WHAT YOU WILL DO.
Drop the pictures, then extract the listing word for word.

===== DATA =====

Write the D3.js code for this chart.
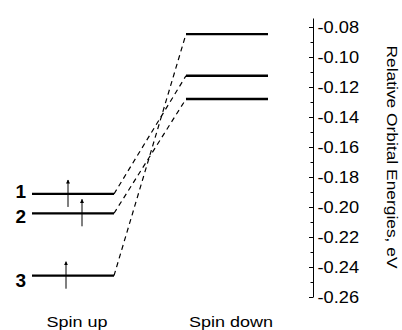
<!DOCTYPE html>
<html>
<head>
<meta charset="utf-8">
<script src="https://cdn.jsdelivr.net/npm/d3@7"></script>
<style>
  body { margin: 0; background: #fff; }
  text { font-family: "Liberation Sans", Arial, sans-serif; fill: #000; }
</style>
</head>
<body>
<div id="chart"></div>
<script>
// orbital energies (eV)
var columns = ["Spin up", "Spin down"];
var levelNames = ["1", "2", "3"];
var spinUp = [-0.1913, -0.2042, -0.2458];
var spinDown = [-0.0847, -0.1125, -0.1280];
// which spin down level each spin up level is joined to
var linkTo = [1, 2, 0];
var majorTicks = [-0.26, -0.24, -0.22, -0.20, -0.18, -0.16, -0.14, -0.12, -0.10, -0.08];
var minorTicks = [-0.25, -0.23, -0.21, -0.19, -0.17, -0.15, -0.13, -0.11, -0.09];
var axisTitle = "Relative Orbital Energies, eV";

var width = 402, height = 330;
var halfLen = 41;
// where the spin arrow sits on each spin up level (offset from level centre)
var arrowShift = [-5, 9, -7];
// number labels are nudged apart so 1 and 2 do not touch
var nameDy = [4, 10, 11];

var svg = d3.select("#chart")
  .append("svg")
    .attr("width", width)
    .attr("height", height);

var x = d3.scalePoint()
  .domain(columns)
  .range([73, 227]);

var y = d3.scaleLinear()
  .domain([-0.26, -0.074])
  .range([297, 18]);

// arrow head
svg.append("defs").append("marker")
    .attr("id", "head")
    .attr("viewBox", "0 0 10 10")
    .attr("refX", 9).attr("refY", 5)
    .attr("markerWidth", 4).attr("markerHeight", 6)
    .attr("markerUnits", "userSpaceOnUse")
    .attr("orient", "auto")
  .append("path")
    .attr("d", "M0,0L10,5L0,10Z")
    .attr("fill", "#000");

// dashed correlation lines
svg.append("g")
  .selectAll("path")
  .data(spinUp)
  .enter()
  .append("path")
    .attr("d", function (d, i) {
      return "M" + (x("Spin up") + halfLen) + "," + y(d) +
             "L" + (x("Spin down") - halfLen) + "," + y(spinDown[linkTo[i]]);
    })
    .attr("fill", "none")
    .attr("stroke", "#000")
    .attr("stroke-width", 1.2)
    .attr("stroke-dasharray", "5,4");

// levels
var levels = [];
spinUp.forEach(function (v, i) { levels.push({col: "Spin up", v: v, i: i}); });
spinDown.forEach(function (v, i) { levels.push({col: "Spin down", v: v, i: i}); });

svg.append("g")
  .selectAll("line")
  .data(levels)
  .enter()
  .append("line")
    .attr("x1", function (d) { return x(d.col) - halfLen; })
    .attr("x2", function (d) { return x(d.col) + halfLen; })
    .attr("y1", function (d) { return y(d.v); })
    .attr("y2", function (d) { return y(d.v); })
    .attr("stroke", "#000")
    .attr("stroke-width", 2.3);

// spin arrows on occupied levels
svg.append("g")
  .selectAll("line")
  .data(spinUp)
  .enter()
  .append("line")
    .attr("x1", function (d, i) { return x("Spin up") + arrowShift[i]; })
    .attr("x2", function (d, i) { return x("Spin up") + arrowShift[i]; })
    .attr("y1", function (d) { return y(d) + 13; })
    .attr("y2", function (d) { return y(d) - 14; })
    .attr("stroke", "#000")
    .attr("stroke-width", 1)
    .attr("marker-end", "url(#head)");

// level numbers
svg.append("g")
  .selectAll("text")
  .data(spinUp)
  .enter()
  .append("text")
    .attr("x", 26)
    .attr("y", function (d, i) { return y(d) + nameDy[i]; })
    .attr("text-anchor", "end")
    .style("font-size", "19px")
    .style("font-weight", "bold")
    .text(function (d, i) { return levelNames[i]; });

// column captions
svg.append("g")
  .selectAll("text")
  .data(columns)
  .enter()
  .append("text")
    .attr("x", function (d) { return x(d) + 4; })
    .attr("y", 327)
    .attr("text-anchor", "middle")
    .attr("textLength", function (d) { return d === "Spin up" ? 61 : 84; })
    .attr("lengthAdjust", "spacingAndGlyphs")
    .style("font-size", "15px")
    .text(function (d) { return d; });

// Y axis on the right
var axisG = svg.append("g")
  .attr("transform", "translate(313,0)");

axisG.call(d3.axisRight(y)
  .tickValues(majorTicks)
  .tickSizeInner(-4)
  .tickSizeOuter(0)
  .tickPadding(4)
  .tickFormat(function (d) { return d.toFixed(2); }));

axisG.selectAll("text")
  .attr("font-family", null)
  .attr("font-size", null)
  .attr("fill", null)
  .attr("transform", "scale(1.14,1)")
  .style("font-size", "16px");

axisG.append("g")
  .call(d3.axisRight(y)
    .tickValues(minorTicks)
    .tickSizeInner(-2.5)
    .tickSizeOuter(0)
    .tickFormat(""))
  .select(".domain").remove();

axisG.selectAll("line, path").attr("stroke", "#000");

// axis title, reading top to bottom
svg.append("text")
  .attr("transform", "translate(387,157) rotate(90)")
  .attr("text-anchor", "middle")
  .attr("textLength", 223)
  .attr("lengthAdjust", "spacingAndGlyphs")
  .style("font-size", "15px")
  .text(axisTitle);
</script>
</body>
</html>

=====

OUTPUT OF THE EXERCISE.
Write the D3.js code for this chart.
<!DOCTYPE html>
<html>
<head>
<meta charset="utf-8">
<script src="https://cdn.jsdelivr.net/npm/d3@7"></script>
<style>
  body { margin: 0; background: #fff; }
  text { font-family: "Liberation Sans", Arial, sans-serif; fill: #000; }
</style>
</head>
<body>
<div id="chart"></div>
<script>
// orbital energies (eV)
var columns = ["Spin up", "Spin down"];
var levelNames = ["1", "2", "3"];
var spinUp = [-0.1913, -0.2042, -0.2458];
var spinDown = [-0.0847, -0.1125, -0.1280];
// which spin down level each spin up level is joined to
var linkTo = [1, 2, 0];
var majorTicks = [-0.26, -0.24, -0.22, -0.20, -0.18, -0.16, -0.14, -0.12, -0.10, -0.08];
var minorTicks = [-0.25, -0.23, -0.21, -0.19, -0.17, -0.15, -0.13, -0.11, -0.09];
var axisTitle = "Relative Orbital Energies, eV";

var width = 402, height = 330;
var halfLen = 41;
// where the spin arrow sits on each spin up level (offset from level centre)
var arrowShift = [-5, 9, -7];
// number labels are nudged apart so 1 and 2 do not touch
var nameDy = [4, 10, 11];

var svg = d3.select("#chart")
  .append("svg")
    .attr("width", width)
    .attr("height", height);

var x = d3.scalePoint()
  .domain(columns)
  .range([73, 227]);

var y = d3.scaleLinear()
  .domain([-0.26, -0.074])
  .range([297, 18]);

// arrow head
svg.append("defs").append("marker")
    .attr("id", "head")
    .attr("viewBox", "0 0 10 10")
    .attr("refX", 9).attr("refY", 5)
    .attr("markerWidth", 4).attr("markerHeight", 6)
    .attr("markerUnits", "userSpaceOnUse")
    .attr("orient", "auto")
  .append("path")
    .attr("d", "M0,0L10,5L0,10Z")
    .attr("fill", "#000");

// dashed correlation lines
svg.append("g")
  .selectAll("path")
  .data(spinUp)
  .enter()
  .append("path")
    .attr("d", function (d, i) {
      return "M" + (x("Spin up") + halfLen) + "," + y(d) +
             "L" + (x("Spin down") - halfLen) + "," + y(spinDown[linkTo[i]]);
    })
    .attr("fill", "none")
    .attr("stroke", "#000")
    .attr("stroke-width", 1.2)
    .attr("stroke-dasharray", "5,4");

// levels
var levels = [];
spinUp.forEach(function (v, i) { levels.push({col: "Spin up", v: v, i: i}); });
spinDown.forEach(function (v, i) { levels.push({col: "Spin down", v: v, i: i}); });

svg.append("g")
  .selectAll("line")
  .data(levels)
  .enter()
  .append("line")
    .attr("x1", function (d) { return x(d.col) - halfLen; })
    .attr("x2", function (d) { return x(d.col) + halfLen; })
    .attr("y1", function (d) { return y(d.v); })
    .attr("y2", function (d) { return y(d.v); })
    .attr("stroke", "#000")
    .attr("stroke-width", 2.3);

// spin arrows on occupied levels
svg.append("g")
  .selectAll("line")
  .data(spinUp)
  .enter()
  .append("line")
    .attr("x1", function (d, i) { return x("Spin up") + arrowShift[i]; })
    .attr("x2", function (d, i) { return x("Spin up") + arrowShift[i]; })
    .attr("y1", function (d) { return y(d) + 13; })
    .attr("y2", function (d) { return y(d) - 14; })
    .attr("stroke", "#000")
    .attr("stroke-width", 1)
    .attr("marker-end", "url(#head)");

// level numbers
svg.append("g")
  .selectAll("text")
  .data(spinUp)
  .enter()
  .append("text")
    .attr("x", 26)
    .attr("y", function (d, i) { return y(d) + nameDy[i]; })
    .attr("text-anchor", "end")
    .style("font-size", "19px")
    .style("font-weight", "bold")
    .text(function (d, i) { return levelNames[i]; });

// column captions
svg.append("g")
  .selectAll("text")
  .data(columns)
  .enter()
  .append("text")
    .attr("x", function (d) { return x(d) + 4; })
    .attr("y", 327)
    .attr("text-anchor", "middle")
    .attr("textLength", function (d) { return d === "Spin up" ? 61 : 84; })
    .attr("lengthAdjust", "spacingAndGlyphs")
    .style("font-size", "15px")
    .text(function (d) { return d; });

// Y axis on the right
var axisG = svg.append("g")
  .attr("transform", "translate(313,0)");

axisG.call(d3.axisRight(y)
  .tickValues(majorTicks)
  .tickSizeInner(-4)
  .tickSizeOuter(0)
  .tickPadding(4)
  .tickFormat(function (d) { return d.toFixed(2); }));

axisG.selectAll("text")
  .attr("font-family", null)
  .attr("font-size", null)
  .attr("fill", null)
  .attr("transform", "scale(1.14,1)")
  .style("font-size", "16px");

axisG.append("g")
  .call(d3.axisRight(y)
    .tickValues(minorTicks)
    .tickSizeInner(-2.5)
    .tickSizeOuter(0)
    .tickFormat(""))
  .select(".domain").remove();

axisG.selectAll("line, path").attr("stroke", "#000");

// axis title, reading top to bottom
svg.append("text")
  .attr("transform", "translate(387,157) rotate(90)")
  .attr("text-anchor", "middle")
  .attr("textLength", 223)
  .attr("lengthAdjust", "spacingAndGlyphs")
  .style("font-size", "15px")
  .text(axisTitle);
</script>
</body>
</html>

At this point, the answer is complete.